If, after reading all this, you still think you might enjoy “The Trip to Italy,” then you are in for a treat. It's a vicarious feast of food, wine, and friendship. I suggest you watch the original “The Trip” first, if possible. We are lucky to be able to travel with these guys, eating, drinking, and listening to their Michael Caine impressions.

3.5 stars out of 5


Saturday, January 03, 2015

The Interview (2014) **


The problem with all the hype surrounding this film is that you may come into it thinking it is more than it is. This is the Seth Rogen/James Franco movie that depicts an assassination attempt on North Korean leader Kim Jong-un. It angered the North Koreans, obviously, and they supposedly sponsored a cyber-attack on Sony Pictures in response, as well as threatening terrorist attacks on cinemas, which prevented a wide release of the film. President Obama himself chided Sony for pulling the film's Christmas Day release, pointing out that we can't allow outside dictators to censor what art can be shown in the United States. The film was given a small release, which filled art-house cinemas to capacity, and it is now available online on-demand, which is how I saw it.

As I said, all of this brouhaha suggests that the film is some kind of important, political satire, which it certainly is not. It's a low comedy full of dick and poop jokes. James Franco plays Dave Skylark, a talk-show host, and Seth Rogen is Aaron, his producer. Skylark's show is a fluffy, entertainment show, and Aaron longs to do more serious journalism. He gets his chance when they discover that Kim Jong-un is a fan of the Skylark show and would be willing to do an interview. Aaron is skeptical of the interview, which is to be under strictly controlled conditions and mainly serve as a propaganda piece for Kim, but Skylark is eager to do anything that will boost his profile. Then the CIA drops by, asking the boys to turn their opportunity to meet the reclusive dictator into an assassination mission.

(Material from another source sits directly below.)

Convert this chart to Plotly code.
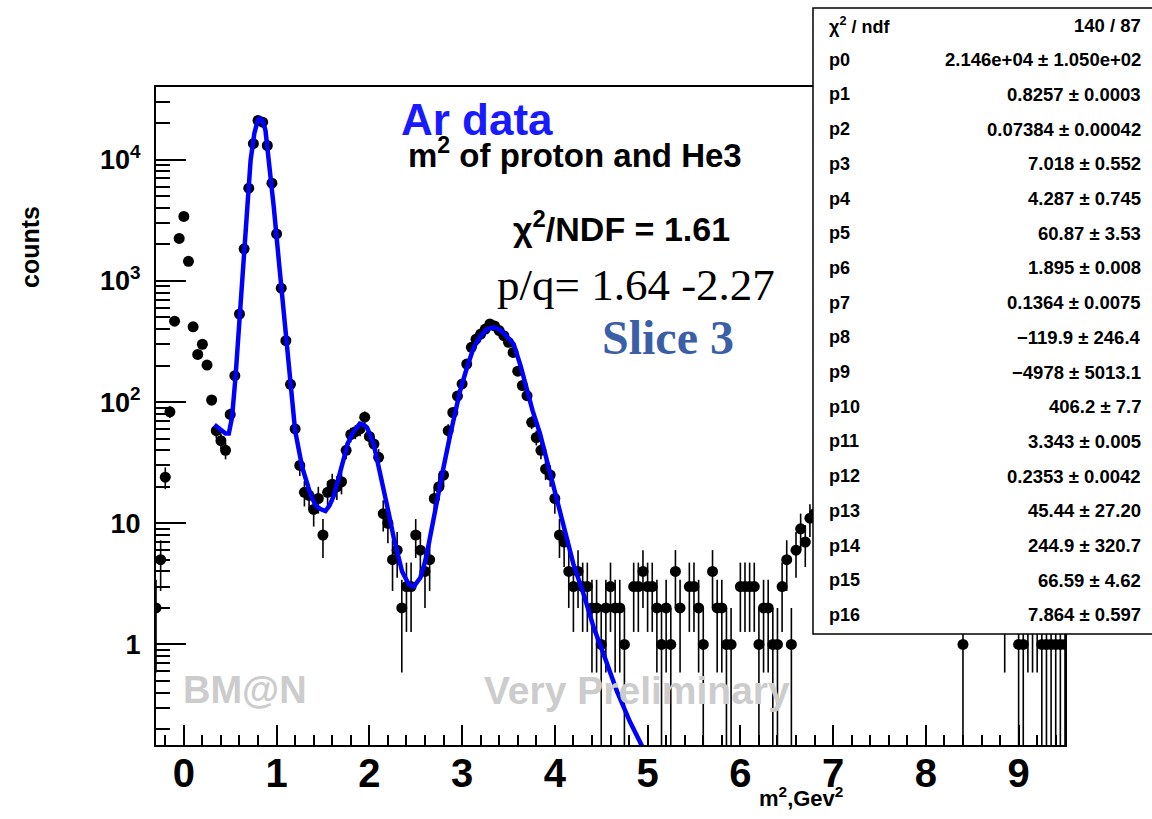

Besides pissing off the North Koreans, there's really no reason to watch “The Interview.” There are moments of laughter, but unfortunately the movie peaks in the first five minutes, when rapper Eminem (as himself) gives Skylark a scathingly credible critique of his own rap career, as well as a surprise confession. After that, it's dick jokes all the way. There's nothing necessarily wrong with that as long as you can enjoy the movie on its level. It seems sad, though, that this far into their careers, Franco and Rogen would be making something this weightless. I first came to know and love these actors on the TV show “Freaks and Geeks” back in the 90's, and it seems they were doing better comedic and dramatic work then than they are now. I know Seth Rogen is capable of better. He was hilarious in “Superbad” and “The 40-Year-Old Virgin,” and he showed a lot of heart in “Knocked Up.” Since then, though, he starred in the crap-tastic “Zack and Miri Make a Porno.” Franco has done a good bit of serious work that I haven't seen, like “127 Hours.” Every time I see him these days, though, he seems to be sneering at some inside joke about the absurdity of his status as a famous person. And it is absurd for him to be famous if the best he can do is “The Interview.” The solution for these two actors is to go back to working with writer/director/producer Judd Apatow, with whom they have done all their best work.

Having said all that, I'm still recommending that you watch “The Interview,” or at least just pay to rent it online. (Try Amazon or Hulu.) You don't have to actually watch it. I think it's important for this film to make money, so that studio executives in the future will know that it's okay to make a film that might anger some world leader. To let an offended party like Kim Jong-un destroy a film is to grant him the Heckler's Veto. If Kim's action stands, then in the future, film executives and artists in general will self-censor in order to avoid incurring the wrath of various individuals and groups. That will be the death of Art, which is one necessary step on the road to tyranny.